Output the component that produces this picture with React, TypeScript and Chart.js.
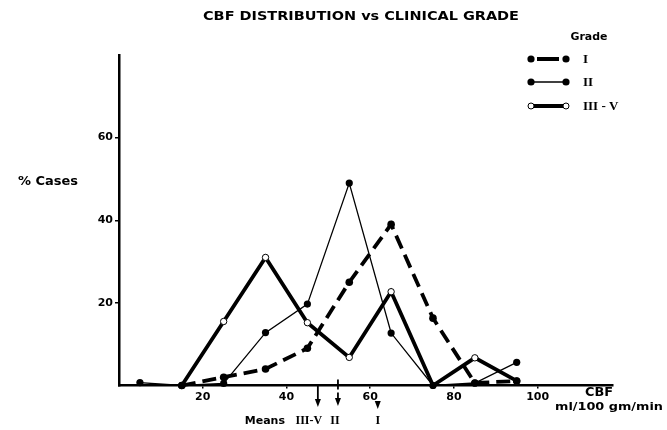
import React, { useEffect, useRef } from "react";
import { Chart, registerables } from "chart.js";
Chart.register(...registerables);

const cbfValues = [5, 15, 25, 35, 45, 55, 65, 75, 85, 95];
const gradeI = [null, 0, 2, 4, 9, 25, 39, 16.3, 0.6, 1.1];
const gradeII = [0.7, 0, 0.5, 12.8, 19.7, 49, 12.7, 0, 0.6, 5.6];
const gradeIIItoV = [null, 0, 15.5, 31, 15.2, 6.8, 22.7, 0, 6.7, 1.1];
const seriesLabels = ["I", "II", "III - V"];
const xTicks = [20, 40, 60, 80, 100];
const yTicks = [20, 40, 60];
const meansLabels = ["III-V", "II", "I"];
const meansValues = [47.5, 52.3, 61.8];

const SANS = "'DejaVu Sans', 'Liberation Sans', sans-serif";
const SERIF = "'Liberation Serif', 'DejaVu Serif', serif";

function toPoints(vals: (number | null)[]) {
  const out: { x: number; y: number }[] = [];
  vals.forEach((v, i) => {
    if (v !== null) out.push({ x: cbfValues[i], y: v });
  });
  return out;
}

function fillFit(ctx: CanvasRenderingContext2D, text: string, cx: number, y: number, width: number, font: string) {
  ctx.save();
  ctx.font = font;
  ctx.textAlign = "center";
  ctx.textBaseline = "middle";
  const w = ctx.measureText(text).width;
  ctx.translate(cx, y);
  ctx.scale(width / w, 1);
  ctx.fillText(text, 0, 0);
  ctx.restore();
}

const decorPlugin = {
  id: "decor",
  afterDraw(chart: any) {
    const ctx = chart.ctx as CanvasRenderingContext2D;
    const xs = chart.scales.x;
    const area = chart.chartArea;
    ctx.save();
    ctx.fillStyle = "#000";
    ctx.strokeStyle = "#000";
    // title
    fillFit(ctx, "CBF DISTRIBUTION vs CLINICAL GRADE", 361, 17, 316, `bold 12px ${SANS}`);
    // y label
    fillFit(ctx, "% Cases", 48, 182, 60, `bold 12px ${SANS}`);
    // x label
    fillFit(ctx, "CBF", 599, 393, 28, `bold 12px ${SANS}`);
    fillFit(ctx, "ml/100 gm/min", 609, 407, 108, `bold 11px ${SANS}`);
    // legend
    fillFit(ctx, "Grade", 589, 37, 37, `bold 11px ${SANS}`);
    const rows = [59, 82, 106];
    const x1 = 531, x2 = 566;
    ctx.beginPath();
    ctx.lineWidth = 4;
    ctx.moveTo(537, rows[0]);
    ctx.lineTo(559, rows[0]);
    ctx.stroke();
    [x1, x2].forEach((x) => {
      ctx.beginPath();
      ctx.arc(x, rows[0], 3.6, 0, Math.PI * 2);
      ctx.fill();
    });
    ctx.beginPath();
    ctx.lineWidth = 1.5;
    ctx.moveTo(x1, rows[1]);
    ctx.lineTo(x2, rows[1]);
    ctx.stroke();
    [x1, x2].forEach((x) => {
      ctx.beginPath();
      ctx.arc(x, rows[1], 3.6, 0, Math.PI * 2);
      ctx.fill();
    });
    ctx.beginPath();
    ctx.lineWidth = 4;
    ctx.moveTo(x1 + 3, rows[2]);
    ctx.lineTo(x2 - 3, rows[2]);
    ctx.stroke();
    ctx.lineWidth = 1;
    [x1, x2].forEach((x) => {
      ctx.beginPath();
      ctx.arc(x, rows[2], 3, 0, Math.PI * 2);
      ctx.fillStyle = "#fff";
      ctx.fill();
      ctx.stroke();
    });
    ctx.fillStyle = "#000";
    ctx.font = `bold 13px ${SERIF}`;
    ctx.textAlign = "left";
    ctx.textBaseline = "middle";
    seriesLabels.forEach((l, i) => ctx.fillText(l, 583, rows[i] + 1));

    // means
    const base = area.bottom;
    const arrow = (x: number, y0: number, tip: number) => {
      ctx.beginPath();
      ctx.lineWidth = 1.8;
      ctx.moveTo(x, y0);
      ctx.lineTo(x, tip - 5);
      ctx.stroke();
      ctx.beginPath();
      ctx.moveTo(x - 3, tip - 8);
      ctx.lineTo(x + 3, tip - 8);
      ctx.lineTo(x, tip);
      ctx.closePath();
      ctx.fill();
    };
    const mx = meansValues.map((v) => xs.getPixelForValue(v));
    arrow(mx[0], base, 407);
    ctx.beginPath();
    ctx.lineWidth = 1.8;
    ctx.moveTo(mx[1], base - 6);
    ctx.lineTo(mx[1], base + 4);
    ctx.stroke();
    arrow(mx[1], base + 7, 406);
    arrow(mx[2], 401, 409);
    ctx.font = `bold 11px ${SANS}`;
    ctx.textAlign = "right";
    ctx.fillText("Means", 285, 421);
    ctx.font = `bold 12px ${SERIF}`;
    ctx.textAlign = "center";
    const offs = [-9, -3, 0];
    meansLabels.forEach((l, i) => ctx.fillText(l, mx[i] + offs[i], 421));
    ctx.restore();
  },
};

export default function App() {
  const ref = useRef<HTMLCanvasElement | null>(null);
  useEffect(() => {
    if (!ref.current) return;
    const tickFont = { family: SANS, weight: "bold" as const, size: 11 };
    const chart = new Chart(ref.current, {
      type: "line",
      data: {
        datasets: [
          {
            label: seriesLabels[0],
            data: toPoints(gradeI),
            borderColor: "#000",
            backgroundColor: "#000",
            borderWidth: 3.8,
            borderDash: [14, 7],
            pointRadius: 3.8,
            pointBackgroundColor: "#000",
            pointBorderWidth: 0,
            tension: 0,
            clip: false as any,
          },
          {
            label: seriesLabels[1],
            data: toPoints(gradeII),
            borderColor: "#000",
            backgroundColor: "#000",
            borderWidth: 1.3,
            pointRadius: 3.6,
            pointBackgroundColor: "#000",
            pointBorderWidth: 0,
            tension: 0,
            clip: false as any,
          },
          {
            label: seriesLabels[2],
            data: toPoints(gradeIIItoV),
            borderColor: "#000",
            backgroundColor: "#fff",
            borderWidth: 3.8,
            pointRadius: 3.2,
            pointBackgroundColor: "#fff",
            pointBorderColor: "#000",
            pointBorderWidth: 1,
            tension: 0,
            clip: false as any,
          },
        ],
      },
      options: {
        responsive: false,
        animation: false,
        devicePixelRatio: 1,
        layout: { padding: { left: 0, top: 55, right: 54, bottom: 0 } },
        plugins: {
          legend: { display: false },
          title: { display: false },
          tooltip: { enabled: false },
        },
        scales: {
          x: {
            type: "linear",
            min: 0,
            max: 118,
            afterBuildTicks: (s: any) => {
              s.ticks = xTicks.map((v) => ({ value: v }));
            },
            afterFit: (s: any) => {
              s.height = 44.5;
            },
            grid: {
              drawOnChartArea: false,
              drawTicks: true,
              tickLength: 3,
              color: "#000",
              lineWidth: 1.5,
            },
            border: { display: true, color: "#000", width: 2.5 },
            ticks: {
              color: "#000",
              padding: 2,
              maxRotation: 0,
              font: tickFont,
            },
          },
          y: {
            type: "linear",
            min: 0,
            max: 80,
            afterBuildTicks: (s: any) => {
              s.ticks = yTicks.map((v) => ({ value: v }));
            },
            afterFit: (s: any) => {
              s.width = 119;
            },
            grid: {
              drawOnChartArea: false,
              drawTicks: true,
              tickLength: 4,
              color: "#000",
              lineWidth: 1.5,
            },
            border: { display: true, color: "#000", width: 2.5 },
            ticks: {
              color: "#000",
              padding: 2,
              font: tickFont,
            },
          },
        },
      },
      plugins: [decorPlugin],
    });
    return () => chart.destroy();
  }, []);
  return (
    <div style={{ position: "fixed", left: 0, top: 0, width: 667, height: 430, background: "#fff" }}>
      <canvas ref={ref} width={667} height={430} style={{ display: "block" }} />
    </div>
  );
}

========================================================================

Task details | Give back the whole listing as it stands, minus its pictures.

Solution for this task |
Output the component that produces this picture with React, TypeScript and Chart.js.
import React, { useEffect, useRef } from "react";
import { Chart, registerables } from "chart.js";
Chart.register(...registerables);

const cbfValues = [5, 15, 25, 35, 45, 55, 65, 75, 85, 95];
const gradeI = [null, 0, 2, 4, 9, 25, 39, 16.3, 0.6, 1.1];
const gradeII = [0.7, 0, 0.5, 12.8, 19.7, 49, 12.7, 0, 0.6, 5.6];
const gradeIIItoV = [null, 0, 15.5, 31, 15.2, 6.8, 22.7, 0, 6.7, 1.1];
const seriesLabels = ["I", "II", "III - V"];
const xTicks = [20, 40, 60, 80, 100];
const yTicks = [20, 40, 60];
const meansLabels = ["III-V", "II", "I"];
const meansValues = [47.5, 52.3, 61.8];

const SANS = "'DejaVu Sans', 'Liberation Sans', sans-serif";
const SERIF = "'Liberation Serif', 'DejaVu Serif', serif";

function toPoints(vals: (number | null)[]) {
  const out: { x: number; y: number }[] = [];
  vals.forEach((v, i) => {
    if (v !== null) out.push({ x: cbfValues[i], y: v });
  });
  return out;
}

function fillFit(ctx: CanvasRenderingContext2D, text: string, cx: number, y: number, width: number, font: string) {
  ctx.save();
  ctx.font = font;
  ctx.textAlign = "center";
  ctx.textBaseline = "middle";
  const w = ctx.measureText(text).width;
  ctx.translate(cx, y);
  ctx.scale(width / w, 1);
  ctx.fillText(text, 0, 0);
  ctx.restore();
}

const decorPlugin = {
  id: "decor",
  afterDraw(chart: any) {
    const ctx = chart.ctx as CanvasRenderingContext2D;
    const xs = chart.scales.x;
    const area = chart.chartArea;
    ctx.save();
    ctx.fillStyle = "#000";
    ctx.strokeStyle = "#000";
    // title
    fillFit(ctx, "CBF DISTRIBUTION vs CLINICAL GRADE", 361, 17, 316, `bold 12px ${SANS}`);
    // y label
    fillFit(ctx, "% Cases", 48, 182, 60, `bold 12px ${SANS}`);
    // x label
    fillFit(ctx, "CBF", 599, 393, 28, `bold 12px ${SANS}`);
    fillFit(ctx, "ml/100 gm/min", 609, 407, 108, `bold 11px ${SANS}`);
    // legend
    fillFit(ctx, "Grade", 589, 37, 37, `bold 11px ${SANS}`);
    const rows = [59, 82, 106];
    const x1 = 531, x2 = 566;
    ctx.beginPath();
    ctx.lineWidth = 4;
    ctx.moveTo(537, rows[0]);
    ctx.lineTo(559, rows[0]);
    ctx.stroke();
    [x1, x2].forEach((x) => {
      ctx.beginPath();
      ctx.arc(x, rows[0], 3.6, 0, Math.PI * 2);
      ctx.fill();
    });
    ctx.beginPath();
    ctx.lineWidth = 1.5;
    ctx.moveTo(x1, rows[1]);
    ctx.lineTo(x2, rows[1]);
    ctx.stroke();
    [x1, x2].forEach((x) => {
      ctx.beginPath();
      ctx.arc(x, rows[1], 3.6, 0, Math.PI * 2);
      ctx.fill();
    });
    ctx.beginPath();
    ctx.lineWidth = 4;
    ctx.moveTo(x1 + 3, rows[2]);
    ctx.lineTo(x2 - 3, rows[2]);
    ctx.stroke();
    ctx.lineWidth = 1;
    [x1, x2].forEach((x) => {
      ctx.beginPath();
      ctx.arc(x, rows[2], 3, 0, Math.PI * 2);
      ctx.fillStyle = "#fff";
      ctx.fill();
      ctx.stroke();
    });
    ctx.fillStyle = "#000";
    ctx.font = `bold 13px ${SERIF}`;
    ctx.textAlign = "left";
    ctx.textBaseline = "middle";
    seriesLabels.forEach((l, i) => ctx.fillText(l, 583, rows[i] + 1));

    // means
    const base = area.bottom;
    const arrow = (x: number, y0: number, tip: number) => {
      ctx.beginPath();
      ctx.lineWidth = 1.8;
      ctx.moveTo(x, y0);
      ctx.lineTo(x, tip - 5);
      ctx.stroke();
      ctx.beginPath();
      ctx.moveTo(x - 3, tip - 8);
      ctx.lineTo(x + 3, tip - 8);
      ctx.lineTo(x, tip);
      ctx.closePath();
      ctx.fill();
    };
    const mx = meansValues.map((v) => xs.getPixelForValue(v));
    arrow(mx[0], base, 407);
    ctx.beginPath();
    ctx.lineWidth = 1.8;
    ctx.moveTo(mx[1], base - 6);
    ctx.lineTo(mx[1], base + 4);
    ctx.stroke();
    arrow(mx[1], base + 7, 406);
    arrow(mx[2], 401, 409);
    ctx.font = `bold 11px ${SANS}`;
    ctx.textAlign = "right";
    ctx.fillText("Means", 285, 421);
    ctx.font = `bold 12px ${SERIF}`;
    ctx.textAlign = "center";
    const offs = [-9, -3, 0];
    meansLabels.forEach((l, i) => ctx.fillText(l, mx[i] + offs[i], 421));
    ctx.restore();
  },
};

export default function App() {
  const ref = useRef<HTMLCanvasElement | null>(null);
  useEffect(() => {
    if (!ref.current) return;
    const tickFont = { family: SANS, weight: "bold" as const, size: 11 };
    const chart = new Chart(ref.current, {
      type: "line",
      data: {
        datasets: [
          {
            label: seriesLabels[0],
            data: toPoints(gradeI),
            borderColor: "#000",
            backgroundColor: "#000",
            borderWidth: 3.8,
            borderDash: [14, 7],
            pointRadius: 3.8,
            pointBackgroundColor: "#000",
            pointBorderWidth: 0,
            tension: 0,
            clip: false as any,
          },
          {
            label: seriesLabels[1],
            data: toPoints(gradeII),
            borderColor: "#000",
            backgroundColor: "#000",
            borderWidth: 1.3,
            pointRadius: 3.6,
            pointBackgroundColor: "#000",
            pointBorderWidth: 0,
            tension: 0,
            clip: false as any,
          },
          {
            label: seriesLabels[2],
            data: toPoints(gradeIIItoV),
            borderColor: "#000",
            backgroundColor: "#fff",
            borderWidth: 3.8,
            pointRadius: 3.2,
            pointBackgroundColor: "#fff",
            pointBorderColor: "#000",
            pointBorderWidth: 1,
            tension: 0,
            clip: false as any,
          },
        ],
      },
      options: {
        responsive: false,
        animation: false,
        devicePixelRatio: 1,
        layout: { padding: { left: 0, top: 55, right: 54, bottom: 0 } },
        plugins: {
          legend: { display: false },
          title: { display: false },
          tooltip: { enabled: false },
        },
        scales: {
          x: {
            type: "linear",
            min: 0,
            max: 118,
            afterBuildTicks: (s: any) => {
              s.ticks = xTicks.map((v) => ({ value: v }));
            },
            afterFit: (s: any) => {
              s.height = 44.5;
            },
            grid: {
              drawOnChartArea: false,
              drawTicks: true,
              tickLength: 3,
              color: "#000",
              lineWidth: 1.5,
            },
            border: { display: true, color: "#000", width: 2.5 },
            ticks: {
              color: "#000",
              padding: 2,
              maxRotation: 0,
              font: tickFont,
            },
          },
          y: {
            type: "linear",
            min: 0,
            max: 80,
            afterBuildTicks: (s: any) => {
              s.ticks = yTicks.map((v) => ({ value: v }));
            },
            afterFit: (s: any) => {
              s.width = 119;
            },
            grid: {
              drawOnChartArea: false,
              drawTicks: true,
              tickLength: 4,
              color: "#000",
              lineWidth: 1.5,
            },
            border: { display: true, color: "#000", width: 2.5 },
            ticks: {
              color: "#000",
              padding: 2,
              font: tickFont,
            },
          },
        },
      },
      plugins: [decorPlugin],
    });
    return () => chart.destroy();
  }, []);
  return (
    <div style={{ position: "fixed", left: 0, top: 0, width: 667, height: 430, background: "#fff" }}>
      <canvas ref={ref} width={667} height={430} style={{ display: "block" }} />
    </div>
  );
}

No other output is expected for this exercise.